# DIRECTIONS FOR THIS TASK
Take the lines from the head of the listing through the one bearing "1.16936, 1.17070, 1.17159];" and copy them exactly, leaving every picture out.

********************

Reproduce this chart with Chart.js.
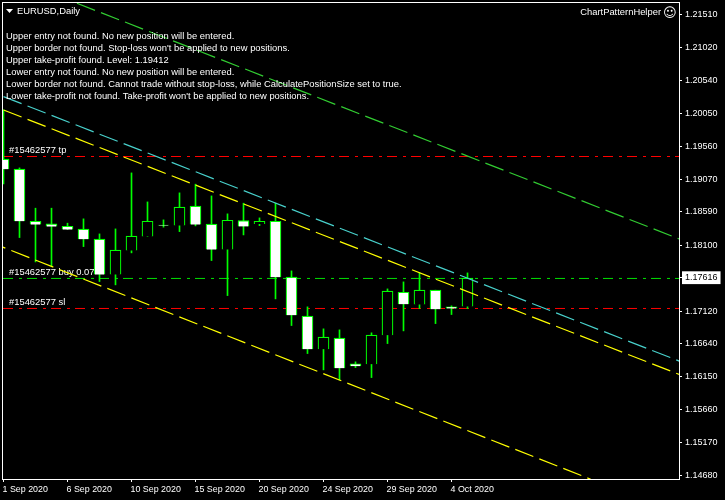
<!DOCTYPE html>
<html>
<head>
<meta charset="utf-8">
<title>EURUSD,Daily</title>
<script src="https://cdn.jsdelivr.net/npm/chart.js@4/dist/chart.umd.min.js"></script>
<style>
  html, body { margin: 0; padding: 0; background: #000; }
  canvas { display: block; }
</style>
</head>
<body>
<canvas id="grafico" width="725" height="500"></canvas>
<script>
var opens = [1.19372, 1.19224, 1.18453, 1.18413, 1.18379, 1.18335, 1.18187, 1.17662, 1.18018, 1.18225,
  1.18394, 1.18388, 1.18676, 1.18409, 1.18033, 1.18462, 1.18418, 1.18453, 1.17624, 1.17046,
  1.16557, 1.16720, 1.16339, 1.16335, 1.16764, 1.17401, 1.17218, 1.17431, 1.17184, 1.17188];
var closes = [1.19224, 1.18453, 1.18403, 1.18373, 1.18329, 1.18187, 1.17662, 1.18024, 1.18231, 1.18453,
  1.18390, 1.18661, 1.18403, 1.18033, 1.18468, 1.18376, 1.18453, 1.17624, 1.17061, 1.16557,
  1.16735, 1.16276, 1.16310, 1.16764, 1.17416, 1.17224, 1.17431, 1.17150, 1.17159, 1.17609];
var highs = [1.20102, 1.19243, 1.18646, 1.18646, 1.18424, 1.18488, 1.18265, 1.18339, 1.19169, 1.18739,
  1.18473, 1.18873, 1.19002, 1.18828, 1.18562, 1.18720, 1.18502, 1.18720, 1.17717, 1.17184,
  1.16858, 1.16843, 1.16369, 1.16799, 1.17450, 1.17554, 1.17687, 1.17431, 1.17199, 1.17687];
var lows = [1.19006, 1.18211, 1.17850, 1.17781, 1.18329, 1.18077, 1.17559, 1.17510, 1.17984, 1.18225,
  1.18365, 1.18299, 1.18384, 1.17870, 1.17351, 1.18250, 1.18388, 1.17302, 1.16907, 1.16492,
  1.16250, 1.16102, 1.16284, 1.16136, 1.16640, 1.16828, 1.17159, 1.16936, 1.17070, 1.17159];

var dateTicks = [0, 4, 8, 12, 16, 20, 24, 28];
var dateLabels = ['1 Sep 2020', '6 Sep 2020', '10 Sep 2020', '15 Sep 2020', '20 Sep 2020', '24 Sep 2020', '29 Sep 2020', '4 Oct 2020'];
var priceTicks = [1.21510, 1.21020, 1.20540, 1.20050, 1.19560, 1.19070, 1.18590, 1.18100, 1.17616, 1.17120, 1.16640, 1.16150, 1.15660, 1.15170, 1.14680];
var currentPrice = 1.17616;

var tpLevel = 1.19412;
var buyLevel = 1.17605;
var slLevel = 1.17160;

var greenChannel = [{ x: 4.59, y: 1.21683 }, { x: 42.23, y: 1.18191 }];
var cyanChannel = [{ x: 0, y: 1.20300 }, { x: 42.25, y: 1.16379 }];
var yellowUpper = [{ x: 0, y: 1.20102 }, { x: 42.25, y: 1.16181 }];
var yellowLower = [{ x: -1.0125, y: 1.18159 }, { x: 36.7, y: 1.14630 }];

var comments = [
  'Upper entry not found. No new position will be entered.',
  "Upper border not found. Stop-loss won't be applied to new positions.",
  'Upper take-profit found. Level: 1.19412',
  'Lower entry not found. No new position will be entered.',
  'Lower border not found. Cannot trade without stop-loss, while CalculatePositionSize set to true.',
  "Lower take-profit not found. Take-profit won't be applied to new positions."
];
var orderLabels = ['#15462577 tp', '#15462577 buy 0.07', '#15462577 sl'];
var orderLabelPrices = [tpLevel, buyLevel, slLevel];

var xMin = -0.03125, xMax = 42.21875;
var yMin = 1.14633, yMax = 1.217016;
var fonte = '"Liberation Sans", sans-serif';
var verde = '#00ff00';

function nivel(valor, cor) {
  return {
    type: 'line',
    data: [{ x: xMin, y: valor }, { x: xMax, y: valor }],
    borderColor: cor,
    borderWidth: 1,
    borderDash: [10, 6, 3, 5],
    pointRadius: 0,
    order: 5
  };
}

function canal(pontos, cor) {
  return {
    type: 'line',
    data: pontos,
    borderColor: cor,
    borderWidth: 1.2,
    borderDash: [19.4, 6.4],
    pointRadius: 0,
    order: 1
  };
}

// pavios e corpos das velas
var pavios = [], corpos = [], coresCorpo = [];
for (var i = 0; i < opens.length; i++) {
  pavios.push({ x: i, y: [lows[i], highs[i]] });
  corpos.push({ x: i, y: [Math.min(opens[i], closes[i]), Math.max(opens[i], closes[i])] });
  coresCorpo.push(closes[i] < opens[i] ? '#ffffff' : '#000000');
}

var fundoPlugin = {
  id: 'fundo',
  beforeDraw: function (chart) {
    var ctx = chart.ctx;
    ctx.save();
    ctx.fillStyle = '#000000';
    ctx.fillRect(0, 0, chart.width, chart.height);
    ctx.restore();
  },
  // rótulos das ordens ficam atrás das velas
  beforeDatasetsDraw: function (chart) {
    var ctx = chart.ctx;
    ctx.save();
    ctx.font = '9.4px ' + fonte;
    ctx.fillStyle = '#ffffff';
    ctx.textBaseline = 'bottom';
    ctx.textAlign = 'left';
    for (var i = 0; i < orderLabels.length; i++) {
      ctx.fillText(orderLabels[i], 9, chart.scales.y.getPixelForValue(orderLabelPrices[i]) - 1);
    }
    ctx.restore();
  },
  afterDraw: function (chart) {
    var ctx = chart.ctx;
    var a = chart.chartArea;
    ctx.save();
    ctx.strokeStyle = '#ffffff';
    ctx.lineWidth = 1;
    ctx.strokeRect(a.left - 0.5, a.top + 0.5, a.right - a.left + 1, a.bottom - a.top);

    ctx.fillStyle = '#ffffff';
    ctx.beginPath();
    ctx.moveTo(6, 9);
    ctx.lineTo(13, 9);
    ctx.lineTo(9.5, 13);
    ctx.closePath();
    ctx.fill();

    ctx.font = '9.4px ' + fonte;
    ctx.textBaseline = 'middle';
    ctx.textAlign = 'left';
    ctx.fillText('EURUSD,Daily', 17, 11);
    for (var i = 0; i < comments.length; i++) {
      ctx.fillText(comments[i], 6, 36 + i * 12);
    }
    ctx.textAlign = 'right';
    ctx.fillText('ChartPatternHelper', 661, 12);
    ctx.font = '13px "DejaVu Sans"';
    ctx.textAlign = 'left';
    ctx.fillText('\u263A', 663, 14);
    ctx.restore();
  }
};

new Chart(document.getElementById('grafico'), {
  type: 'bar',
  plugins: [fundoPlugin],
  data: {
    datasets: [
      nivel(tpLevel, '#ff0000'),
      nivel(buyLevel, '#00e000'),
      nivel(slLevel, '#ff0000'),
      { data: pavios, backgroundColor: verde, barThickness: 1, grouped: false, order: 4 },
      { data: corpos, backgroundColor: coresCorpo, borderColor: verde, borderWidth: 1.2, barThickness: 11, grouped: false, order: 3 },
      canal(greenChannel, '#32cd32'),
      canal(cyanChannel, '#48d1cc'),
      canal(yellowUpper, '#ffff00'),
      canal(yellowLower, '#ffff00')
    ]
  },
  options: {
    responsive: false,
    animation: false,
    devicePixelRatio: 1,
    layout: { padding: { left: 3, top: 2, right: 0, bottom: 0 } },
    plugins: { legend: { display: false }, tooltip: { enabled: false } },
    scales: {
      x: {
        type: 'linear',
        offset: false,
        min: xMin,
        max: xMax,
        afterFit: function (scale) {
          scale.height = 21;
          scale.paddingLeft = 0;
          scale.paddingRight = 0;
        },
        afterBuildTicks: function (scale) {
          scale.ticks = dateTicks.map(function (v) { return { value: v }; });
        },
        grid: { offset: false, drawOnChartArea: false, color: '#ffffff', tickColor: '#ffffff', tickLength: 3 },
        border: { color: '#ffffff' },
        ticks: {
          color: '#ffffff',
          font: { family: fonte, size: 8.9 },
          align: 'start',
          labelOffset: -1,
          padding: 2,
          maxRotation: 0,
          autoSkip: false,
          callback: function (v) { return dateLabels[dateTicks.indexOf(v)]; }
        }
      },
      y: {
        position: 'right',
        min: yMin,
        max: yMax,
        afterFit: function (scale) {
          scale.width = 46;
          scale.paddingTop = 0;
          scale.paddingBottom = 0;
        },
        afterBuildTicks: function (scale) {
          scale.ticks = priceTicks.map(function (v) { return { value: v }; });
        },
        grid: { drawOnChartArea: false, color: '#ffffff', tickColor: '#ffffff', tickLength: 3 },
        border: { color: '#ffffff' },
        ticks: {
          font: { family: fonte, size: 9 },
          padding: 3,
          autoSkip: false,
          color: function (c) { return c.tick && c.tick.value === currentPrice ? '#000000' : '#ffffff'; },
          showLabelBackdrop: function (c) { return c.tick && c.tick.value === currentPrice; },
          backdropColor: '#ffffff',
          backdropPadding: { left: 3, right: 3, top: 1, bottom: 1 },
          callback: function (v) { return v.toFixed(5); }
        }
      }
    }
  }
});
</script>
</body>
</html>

********************

# CORRECT RESULT
Reproduce this chart with Chart.js.
<!DOCTYPE html>
<html>
<head>
<meta charset="utf-8">
<title>EURUSD,Daily</title>
<script src="https://cdn.jsdelivr.net/npm/chart.js@4/dist/chart.umd.min.js"></script>
<style>
  html, body { margin: 0; padding: 0; background: #000; }
  canvas { display: block; }
</style>
</head>
<body>
<canvas id="grafico" width="725" height="500"></canvas>
<script>
var opens = [1.19372, 1.19224, 1.18453, 1.18413, 1.18379, 1.18335, 1.18187, 1.17662, 1.18018, 1.18225,
  1.18394, 1.18388, 1.18676, 1.18409, 1.18033, 1.18462, 1.18418, 1.18453, 1.17624, 1.17046,
  1.16557, 1.16720, 1.16339, 1.16335, 1.16764, 1.17401, 1.17218, 1.17431, 1.17184, 1.17188];
var closes = [1.19224, 1.18453, 1.18403, 1.18373, 1.18329, 1.18187, 1.17662, 1.18024, 1.18231, 1.18453,
  1.18390, 1.18661, 1.18403, 1.18033, 1.18468, 1.18376, 1.18453, 1.17624, 1.17061, 1.16557,
  1.16735, 1.16276, 1.16310, 1.16764, 1.17416, 1.17224, 1.17431, 1.17150, 1.17159, 1.17609];
var highs = [1.20102, 1.19243, 1.18646, 1.18646, 1.18424, 1.18488, 1.18265, 1.18339, 1.19169, 1.18739,
  1.18473, 1.18873, 1.19002, 1.18828, 1.18562, 1.18720, 1.18502, 1.18720, 1.17717, 1.17184,
  1.16858, 1.16843, 1.16369, 1.16799, 1.17450, 1.17554, 1.17687, 1.17431, 1.17199, 1.17687];
var lows = [1.19006, 1.18211, 1.17850, 1.17781, 1.18329, 1.18077, 1.17559, 1.17510, 1.17984, 1.18225,
  1.18365, 1.18299, 1.18384, 1.17870, 1.17351, 1.18250, 1.18388, 1.17302, 1.16907, 1.16492,
  1.16250, 1.16102, 1.16284, 1.16136, 1.16640, 1.16828, 1.17159, 1.16936, 1.17070, 1.17159];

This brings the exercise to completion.